**Task goal:** Quote the lines exactly, starting with the line that contains "Give me the D3.js source for this chart." and ending with the line that contains "let width = 4160, height = 1618;", and leave out all other lines.

**Raw records:**
- - - -
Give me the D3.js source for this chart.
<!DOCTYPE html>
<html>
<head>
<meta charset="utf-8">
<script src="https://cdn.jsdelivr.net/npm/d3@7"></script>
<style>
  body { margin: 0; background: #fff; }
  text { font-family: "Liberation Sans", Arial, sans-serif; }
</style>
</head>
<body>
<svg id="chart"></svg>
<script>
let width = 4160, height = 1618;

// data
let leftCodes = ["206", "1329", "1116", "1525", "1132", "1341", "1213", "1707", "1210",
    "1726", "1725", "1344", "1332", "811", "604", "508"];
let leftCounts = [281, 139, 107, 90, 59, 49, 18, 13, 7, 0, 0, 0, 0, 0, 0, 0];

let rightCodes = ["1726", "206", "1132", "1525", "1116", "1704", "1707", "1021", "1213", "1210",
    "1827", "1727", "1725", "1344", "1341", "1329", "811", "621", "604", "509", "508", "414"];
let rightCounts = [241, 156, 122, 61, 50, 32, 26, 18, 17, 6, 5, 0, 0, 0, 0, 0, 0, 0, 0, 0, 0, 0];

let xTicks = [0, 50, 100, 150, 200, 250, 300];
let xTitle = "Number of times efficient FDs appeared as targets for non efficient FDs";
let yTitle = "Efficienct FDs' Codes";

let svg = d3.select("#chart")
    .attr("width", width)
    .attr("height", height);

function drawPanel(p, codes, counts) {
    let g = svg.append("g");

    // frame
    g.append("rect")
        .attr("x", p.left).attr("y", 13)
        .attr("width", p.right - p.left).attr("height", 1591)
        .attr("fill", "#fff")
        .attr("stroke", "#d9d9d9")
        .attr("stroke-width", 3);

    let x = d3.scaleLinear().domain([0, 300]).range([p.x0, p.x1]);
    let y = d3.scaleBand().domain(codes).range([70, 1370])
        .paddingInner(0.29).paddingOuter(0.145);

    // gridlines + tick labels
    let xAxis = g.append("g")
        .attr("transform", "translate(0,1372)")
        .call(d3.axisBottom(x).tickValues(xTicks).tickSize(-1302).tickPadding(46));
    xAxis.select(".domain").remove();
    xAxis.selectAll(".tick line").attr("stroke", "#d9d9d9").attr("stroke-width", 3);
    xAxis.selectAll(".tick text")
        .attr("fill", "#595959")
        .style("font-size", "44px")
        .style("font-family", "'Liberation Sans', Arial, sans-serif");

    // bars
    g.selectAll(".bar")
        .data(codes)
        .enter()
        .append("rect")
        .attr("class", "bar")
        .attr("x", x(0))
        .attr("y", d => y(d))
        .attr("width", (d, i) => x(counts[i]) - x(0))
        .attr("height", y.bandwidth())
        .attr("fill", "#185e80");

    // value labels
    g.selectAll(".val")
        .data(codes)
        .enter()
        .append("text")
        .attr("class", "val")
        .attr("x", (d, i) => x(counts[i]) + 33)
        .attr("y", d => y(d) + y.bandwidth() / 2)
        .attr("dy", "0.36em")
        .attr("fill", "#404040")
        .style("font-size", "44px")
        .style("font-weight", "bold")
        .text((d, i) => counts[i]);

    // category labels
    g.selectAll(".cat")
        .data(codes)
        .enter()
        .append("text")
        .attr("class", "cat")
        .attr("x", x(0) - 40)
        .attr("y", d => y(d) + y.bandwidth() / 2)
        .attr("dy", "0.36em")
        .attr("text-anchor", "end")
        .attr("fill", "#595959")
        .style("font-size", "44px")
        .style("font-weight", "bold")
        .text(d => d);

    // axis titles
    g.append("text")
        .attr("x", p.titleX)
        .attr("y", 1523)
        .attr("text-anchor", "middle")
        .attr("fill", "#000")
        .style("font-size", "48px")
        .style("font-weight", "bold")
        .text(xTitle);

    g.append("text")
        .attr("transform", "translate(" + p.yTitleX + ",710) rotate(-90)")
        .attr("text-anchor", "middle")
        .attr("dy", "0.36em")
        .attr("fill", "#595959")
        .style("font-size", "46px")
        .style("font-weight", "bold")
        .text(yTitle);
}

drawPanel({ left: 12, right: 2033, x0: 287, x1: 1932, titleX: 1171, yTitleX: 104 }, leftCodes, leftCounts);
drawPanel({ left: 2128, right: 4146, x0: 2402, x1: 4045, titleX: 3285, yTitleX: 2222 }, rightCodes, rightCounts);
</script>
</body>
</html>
- - - -
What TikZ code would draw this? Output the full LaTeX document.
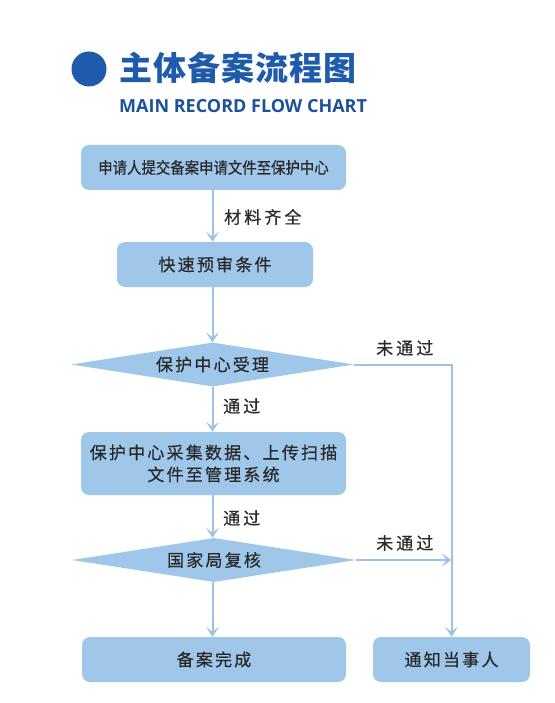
- - - -
**Expected answer:**
Give me the D3.js source for this chart.
<!DOCTYPE html>
<html>
<head>
<meta charset="utf-8">
<script src="https://cdn.jsdelivr.net/npm/d3@7"></script>
<style>
  body { margin: 0; background: #fff; }
  text { font-family: "Liberation Sans", Arial, sans-serif; }
</style>
</head>
<body>
<svg id="chart"></svg>
<script>
let width = 4160, height = 1618;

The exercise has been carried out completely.